--- START DATASET CONTENT ---
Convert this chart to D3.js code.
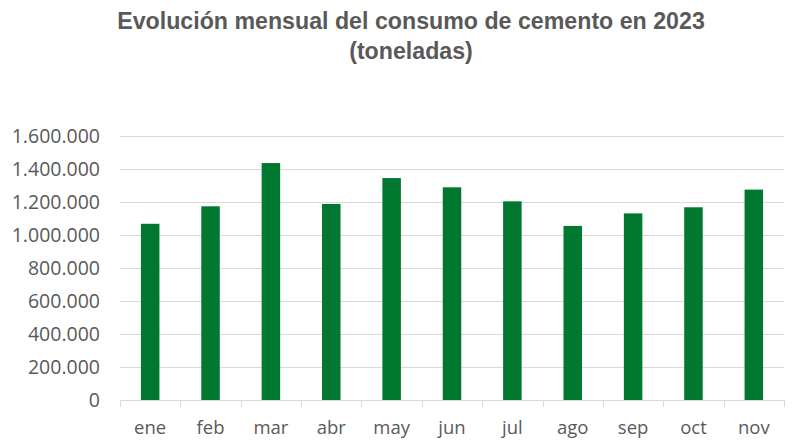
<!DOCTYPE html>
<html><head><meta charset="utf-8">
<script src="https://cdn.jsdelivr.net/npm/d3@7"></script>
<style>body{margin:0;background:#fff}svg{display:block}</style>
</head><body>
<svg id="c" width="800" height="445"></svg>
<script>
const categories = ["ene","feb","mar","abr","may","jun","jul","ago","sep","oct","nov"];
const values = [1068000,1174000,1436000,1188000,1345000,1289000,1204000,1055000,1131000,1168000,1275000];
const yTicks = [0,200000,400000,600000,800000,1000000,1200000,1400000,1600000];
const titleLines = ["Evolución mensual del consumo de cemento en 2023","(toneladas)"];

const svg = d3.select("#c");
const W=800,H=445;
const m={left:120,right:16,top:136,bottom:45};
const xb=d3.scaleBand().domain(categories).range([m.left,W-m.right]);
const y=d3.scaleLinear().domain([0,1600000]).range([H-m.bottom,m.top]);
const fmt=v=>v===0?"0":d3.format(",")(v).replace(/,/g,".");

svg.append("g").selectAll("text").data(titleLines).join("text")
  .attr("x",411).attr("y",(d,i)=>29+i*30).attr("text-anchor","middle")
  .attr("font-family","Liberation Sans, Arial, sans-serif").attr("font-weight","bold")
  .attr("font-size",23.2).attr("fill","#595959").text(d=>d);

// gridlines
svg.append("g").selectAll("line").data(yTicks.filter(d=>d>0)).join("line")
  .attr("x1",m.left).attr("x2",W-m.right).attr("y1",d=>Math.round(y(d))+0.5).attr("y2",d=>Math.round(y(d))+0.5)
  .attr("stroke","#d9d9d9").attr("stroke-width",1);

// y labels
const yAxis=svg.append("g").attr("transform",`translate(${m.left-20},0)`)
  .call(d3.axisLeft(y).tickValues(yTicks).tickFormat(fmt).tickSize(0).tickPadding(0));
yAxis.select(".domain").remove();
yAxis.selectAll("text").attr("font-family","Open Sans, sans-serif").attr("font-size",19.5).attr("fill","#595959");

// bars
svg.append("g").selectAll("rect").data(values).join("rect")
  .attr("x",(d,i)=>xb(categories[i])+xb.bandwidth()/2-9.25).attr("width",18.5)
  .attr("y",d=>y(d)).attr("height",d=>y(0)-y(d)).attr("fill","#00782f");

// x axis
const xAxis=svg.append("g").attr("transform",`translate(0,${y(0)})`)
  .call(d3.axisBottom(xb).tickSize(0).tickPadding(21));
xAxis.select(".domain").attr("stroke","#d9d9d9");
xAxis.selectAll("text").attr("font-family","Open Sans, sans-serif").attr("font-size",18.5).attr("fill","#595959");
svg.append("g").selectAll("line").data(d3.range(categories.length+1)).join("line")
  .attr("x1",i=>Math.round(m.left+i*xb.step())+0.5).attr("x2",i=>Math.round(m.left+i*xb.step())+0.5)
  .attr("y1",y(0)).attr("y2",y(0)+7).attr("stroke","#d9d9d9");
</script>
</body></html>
--- END DATASET CONTENT ---
■ DIRECTIVE ■
The data above should be repeated exactly, minus any pictures.

■ RESULT OF THIS EXERCISE ■
Convert this chart to D3.js code.
<!DOCTYPE html>
<html><head><meta charset="utf-8">
<script src="https://cdn.jsdelivr.net/npm/d3@7"></script>
<style>body{margin:0;background:#fff}svg{display:block}</style>
</head><body>
<svg id="c" width="800" height="445"></svg>
<script>
const categories = ["ene","feb","mar","abr","may","jun","jul","ago","sep","oct","nov"];
const values = [1068000,1174000,1436000,1188000,1345000,1289000,1204000,1055000,1131000,1168000,1275000];
const yTicks = [0,200000,400000,600000,800000,1000000,1200000,1400000,1600000];
const titleLines = ["Evolución mensual del consumo de cemento en 2023","(toneladas)"];

const svg = d3.select("#c");
const W=800,H=445;
const m={left:120,right:16,top:136,bottom:45};
const xb=d3.scaleBand().domain(categories).range([m.left,W-m.right]);
const y=d3.scaleLinear().domain([0,1600000]).range([H-m.bottom,m.top]);
const fmt=v=>v===0?"0":d3.format(",")(v).replace(/,/g,".");

svg.append("g").selectAll("text").data(titleLines).join("text")
  .attr("x",411).attr("y",(d,i)=>29+i*30).attr("text-anchor","middle")
  .attr("font-family","Liberation Sans, Arial, sans-serif").attr("font-weight","bold")
  .attr("font-size",23.2).attr("fill","#595959").text(d=>d);

// gridlines
svg.append("g").selectAll("line").data(yTicks.filter(d=>d>0)).join("line")
  .attr("x1",m.left).attr("x2",W-m.right).attr("y1",d=>Math.round(y(d))+0.5).attr("y2",d=>Math.round(y(d))+0.5)
  .attr("stroke","#d9d9d9").attr("stroke-width",1);

// y labels
const yAxis=svg.append("g").attr("transform",`translate(${m.left-20},0)`)
  .call(d3.axisLeft(y).tickValues(yTicks).tickFormat(fmt).tickSize(0).tickPadding(0));
yAxis.select(".domain").remove();
yAxis.selectAll("text").attr("font-family","Open Sans, sans-serif").attr("font-size",19.5).attr("fill","#595959");

// bars
svg.append("g").selectAll("rect").data(values).join("rect")
  .attr("x",(d,i)=>xb(categories[i])+xb.bandwidth()/2-9.25).attr("width",18.5)
  .attr("y",d=>y(d)).attr("height",d=>y(0)-y(d)).attr("fill","#00782f");

// x axis
const xAxis=svg.append("g").attr("transform",`translate(0,${y(0)})`)
  .call(d3.axisBottom(xb).tickSize(0).tickPadding(21));
xAxis.select(".domain").attr("stroke","#d9d9d9");
xAxis.selectAll("text").attr("font-family","Open Sans, sans-serif").attr("font-size",18.5).attr("fill","#595959");
svg.append("g").selectAll("line").data(d3.range(categories.length+1)).join("line")
  .attr("x1",i=>Math.round(m.left+i*xb.step())+0.5).attr("x2",i=>Math.round(m.left+i*xb.step())+0.5)
  .attr("y1",y(0)).attr("y2",y(0)+7).attr("stroke","#d9d9d9");
</script>
</body></html>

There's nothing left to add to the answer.